At 5-foot-7, 145 pounds, Jacobson isn’t exactly an imposing force in the net. But because he’s such a good skater, and a three-sport athlete at Parker, Jacobson makes up for it with his athleticism.


Mauermann said his star goalie plays big and is rarely out of position.


“The biggest thing that David does is give us a chance to win every night,” Mauermann said. “And because David accepts responsibility, that takes the pressure off the other kids.


“The team knows that if the puck gets past our last line of defense, David’s going to be there to stop it.”


Thanks to several years of attending University of Wisconsin men’s assistant coach Bill Howard’s goalie camp, Jacobson’s all but perfected the position. His incredible balance on skates keeps him from being out of position or vulnerable to being screened in front of the net


Mauermann said Jacobson’s innate ability to follow the puck at all times allows him to keep many teams from icing the puck.


Jacobson credits Howard’s camp with instilling a simple philosophy about goaltending. Eight of Howard’s goalies at the UW have gone on to careers in the NHL—including Mike Richter, Curtis Joseph and Jim Carey.

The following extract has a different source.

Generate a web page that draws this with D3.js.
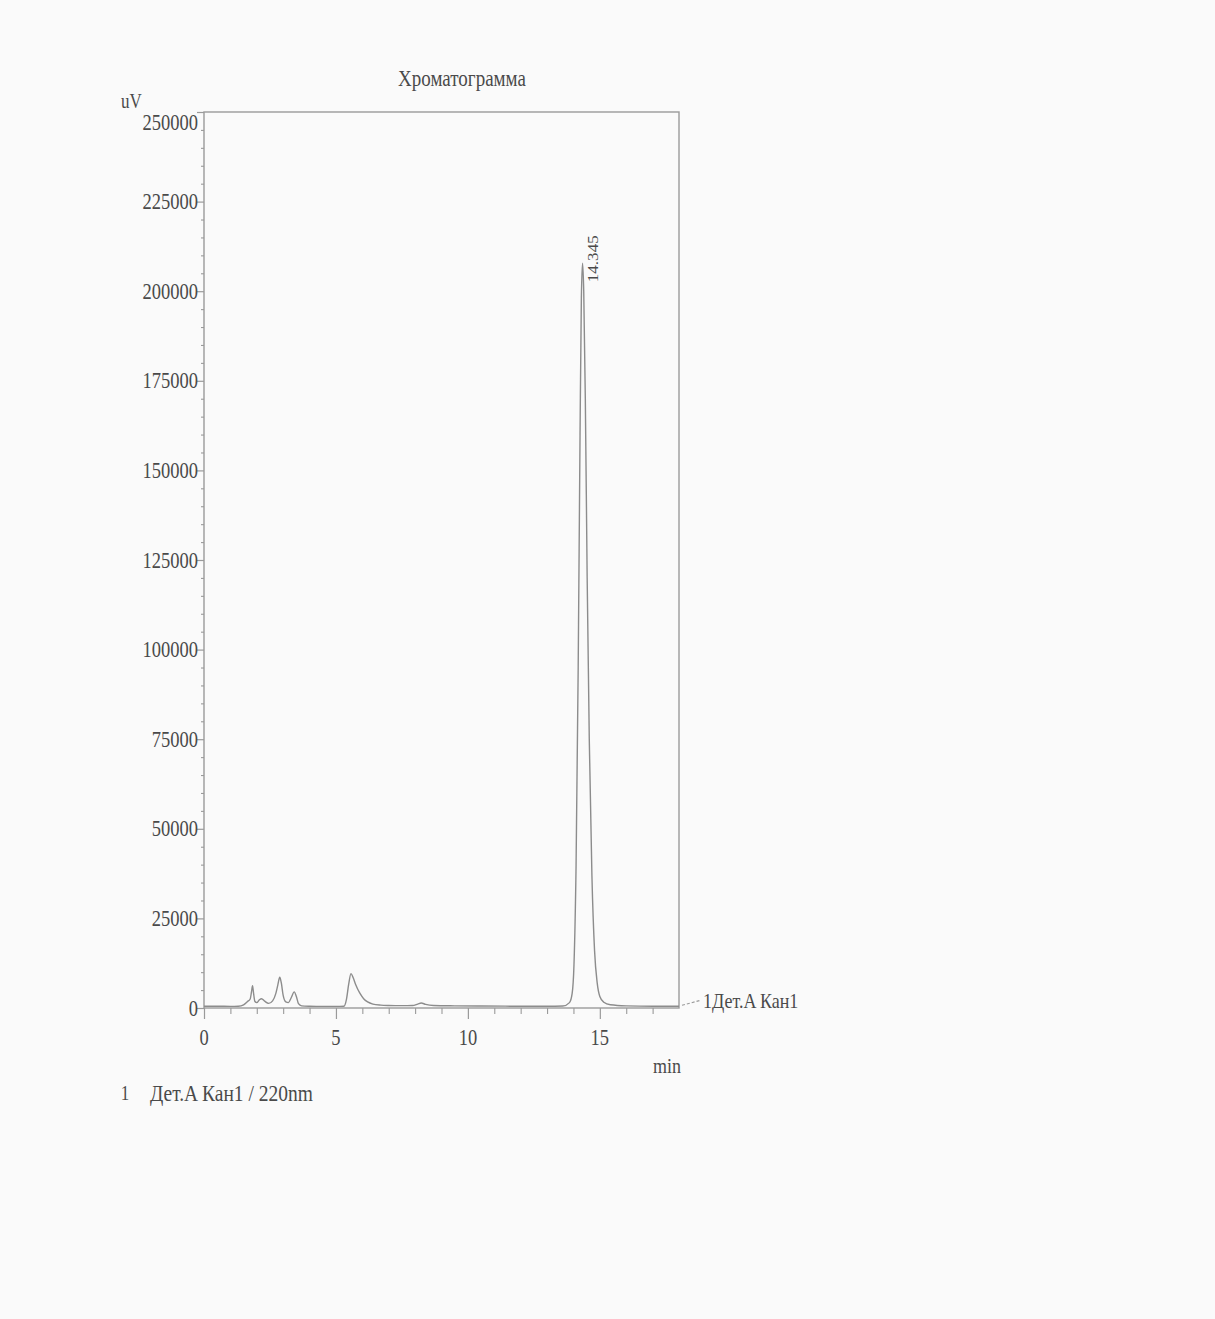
<!DOCTYPE html>
<html>
<head>
<meta charset="utf-8">
<script src="https://cdn.jsdelivr.net/npm/d3@7"></script>
<style>
  html, body { margin: 0; padding: 0; background: #fafafa; }
  svg { display: block; }
  text { font-family: "Liberation Serif", "DejaVu Serif", serif; fill: #4a4a4a; }
</style>
</head>
<body>
<svg id="chart" width="1215" height="1319"></svg>
<script>
// Detector trace: retention time (min) and signal (uV)
const times = [0.0, 0.5, 1.0, 1.3, 1.5, 1.65, 1.75, 1.8, 1.84, 1.88, 1.93, 2.0, 2.1, 2.18, 2.3, 2.45,
  2.6, 2.72, 2.8, 2.87, 2.93, 3.0, 3.1, 3.2, 3.3, 3.42, 3.5, 3.58, 3.7, 4.0, 4.5, 5.0, 5.3, 5.4,
  5.48, 5.57, 5.65, 5.75, 5.9, 6.05, 6.2, 6.4, 6.7, 7.0, 7.5, 7.9, 8.1, 8.23, 8.4, 8.7, 9.5, 10.5,
  12.0, 13.0, 13.6, 13.85, 13.95, 14.02, 14.1, 14.18, 14.25, 14.3, 14.345, 14.39, 14.45, 14.52,
  14.6, 14.7, 14.8, 14.9, 15.0, 15.15, 15.4, 16.0, 17.0, 18.0];
const signal = [500, 500, 450, 500, 900, 1800, 2500, 4500, 6200, 4000, 1800, 1500, 2300, 2600, 1900, 1300,
  2000, 4000, 6500, 8600, 7000, 3500, 1700, 1500, 2800, 4500, 3200, 1200, 600, 500, 450, 450, 500, 2500,
  6500, 9600, 8500, 6500, 4200, 2600, 1700, 1100, 800, 700, 650, 700, 1100, 1400, 1000, 700, 600, 550,
  500, 500, 550, 1500, 4000, 12000, 40000, 95000, 160000, 198000, 207800, 200000, 170000, 120000,
  75000, 37000, 16000, 7000, 3200, 1600, 900, 600, 500, 500];

// Labelled peak
const peakTime = 14.345;
const peakHeight = 207800;
const peakLabel = "14.345";

// Axis ticks
const yMajorTicks = [0, 25000, 50000, 75000, 100000, 125000, 150000, 175000, 200000, 225000, 250000];
const yMinorStep = 5000;
const xMajorTicks = [0, 5, 10, 15];
const xMinorTicks = [1, 2, 3, 4, 6, 7, 8, 9, 11, 12, 13, 14, 16, 17];

// Texts
const titleText = "Хроматограмма";
const yUnit = "uV";
const xUnit = "min";
const traceName = "1Дет.A Кан1";
const legendIndex = "1";
const legendText = "Дет.A Кан1 / 220nm";

const svg = d3.select("#chart");
const margin = { left: 204, right: 1215 - 679, top: 112, bottom: 1319 - 1008 };
const W = 1215 - margin.left - margin.right;
const H = 1319 - margin.top - margin.bottom;

const x = d3.scaleLinear().domain([0, 18]).range([margin.left, margin.left + W]);
const y = d3.scaleLinear().domain([0, 250000]).range([margin.top + H, margin.top]);

const axisColor = "#9a9a9a";
const textScaleY = 1.22;

// Text drawn slightly tall and narrow, as the printer font is
function label(xp, yp, str, size, anchor, rotate) {
  return svg.append("text")
    .attr("transform", `translate(${xp},${yp}) scale(1,${textScaleY})${rotate ? ` rotate(${rotate})` : ""}`)
    .attr("font-size", size)
    .attr("text-anchor", anchor || "start")
    .attr("dominant-baseline", "central")
    .text(str);
}

// Frame
svg.append("rect")
  .attr("x", margin.left).attr("y", margin.top)
  .attr("width", W).attr("height", H)
  .attr("fill", "none").attr("stroke", axisColor).attr("stroke-width", 1.4);

// Y axis: major ticks with labels, minor ticks
const yAxis = d3.axisLeft(y).tickValues(yMajorTicks).tickSize(7).tickFormat("");
const gy = svg.append("g").attr("transform", `translate(${margin.left},0)`).call(yAxis);
gy.select(".domain").remove();
gy.selectAll("line").attr("stroke", axisColor).attr("stroke-width", 1.2);

const yMinor = d3.range(0, 250001, yMinorStep).filter(v => !yMajorTicks.includes(v));
const gym = svg.append("g").attr("transform", `translate(${margin.left},0)`)
  .call(d3.axisLeft(y).tickValues(yMinor).tickSize(3).tickFormat(""));
gym.select(".domain").remove();
gym.selectAll("line").attr("stroke", axisColor).attr("stroke-width", 1.1);

yMajorTicks.forEach(v => {
  const yy = v === 250000 ? y(v) + 10 : y(v);
  label(margin.left - 6, yy, String(v), 18.5, "end");
});

// X axis: major and minor ticks
const gx = svg.append("g").attr("transform", `translate(0,${margin.top + H})`)
  .call(d3.axisBottom(x).tickValues(xMajorTicks).tickSize(11).tickFormat(""));
gx.select(".domain").remove();
gx.selectAll("line").attr("stroke", axisColor).attr("stroke-width", 1.2);
const gxm = svg.append("g").attr("transform", `translate(0,${margin.top + H})`)
  .call(d3.axisBottom(x).tickValues(xMinorTicks).tickSize(6).tickFormat(""));
gxm.select(".domain").remove();
gxm.selectAll("line").attr("stroke", axisColor).attr("stroke-width", 1.1);

xMajorTicks.forEach(v => label(x(v), margin.top + H + 29, String(v), 18.5, "middle"));

// Trace
const pts = times.map((t, i) => [t, signal[i]]);
const line = d3.line().x(d => x(d[0])).y(d => y(d[1])).curve(d3.curveMonotoneX);
svg.append("path")
  .datum(pts)
  .attr("d", line)
  .attr("fill", "none")
  .attr("stroke", "#8c8c8c")
  .attr("stroke-width", 1.4)
  .attr("stroke-linejoin", "round");

// Peak retention time label, rotated
label(x(peakTime) + 11, y(peakHeight) + 19, peakLabel, 14, "start", -90);

// Titles and units
label(462, 78, titleText, 19, "middle");
label(121, 101, yUnit, 17, "start");
label(667, 1065, xUnit, 18, "middle");

// Trace name with dashed leader
svg.append("line")
  .attr("x1", x(18) + 3).attr("y1", y(signal[signal.length - 1]) - 1)
  .attr("x2", x(18) + 22).attr("y2", y(signal[signal.length - 1]) - 6)
  .attr("stroke", axisColor).attr("stroke-width", 1.1).attr("stroke-dasharray", "3,2");
label(703, 1000, traceName, 18, "start");

// Legend
label(125, 1093, legendIndex, 17, "middle");
label(150, 1093, legendText, 19.5, "start");
</script>
</body>
</html>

“The first thing they tell you is that no matter what, your job is to stop the puck from going in the net,” Jacobson said. “That’s all it comes down to.”


Because of the Bluebirds’ potent offense, Jacobson’s got to sit back on more than one occasion and watch the goals pile up. He enjoys the show.


“We’ve got good forwards, and sometimes the things they do with the puck are ridiculous,” Jacobson said.


Eau Claire Memorial will present Jacobson his biggest challenge of the season. The Old Abes have scored a staggering 156 goals in 23 games for an average of nearly seven per game. Jacobson hasn’t allowed more than three goals in any game.


“Our conditioning is going to be important,” Jacobson said. “We can go hard for three periods, and I’m not sure that they (Eau Claire) have had to do that yet.


“As long as we play hard and move the puck on the big ice, we should be OK.”


And as long as David Jacobson is in goal.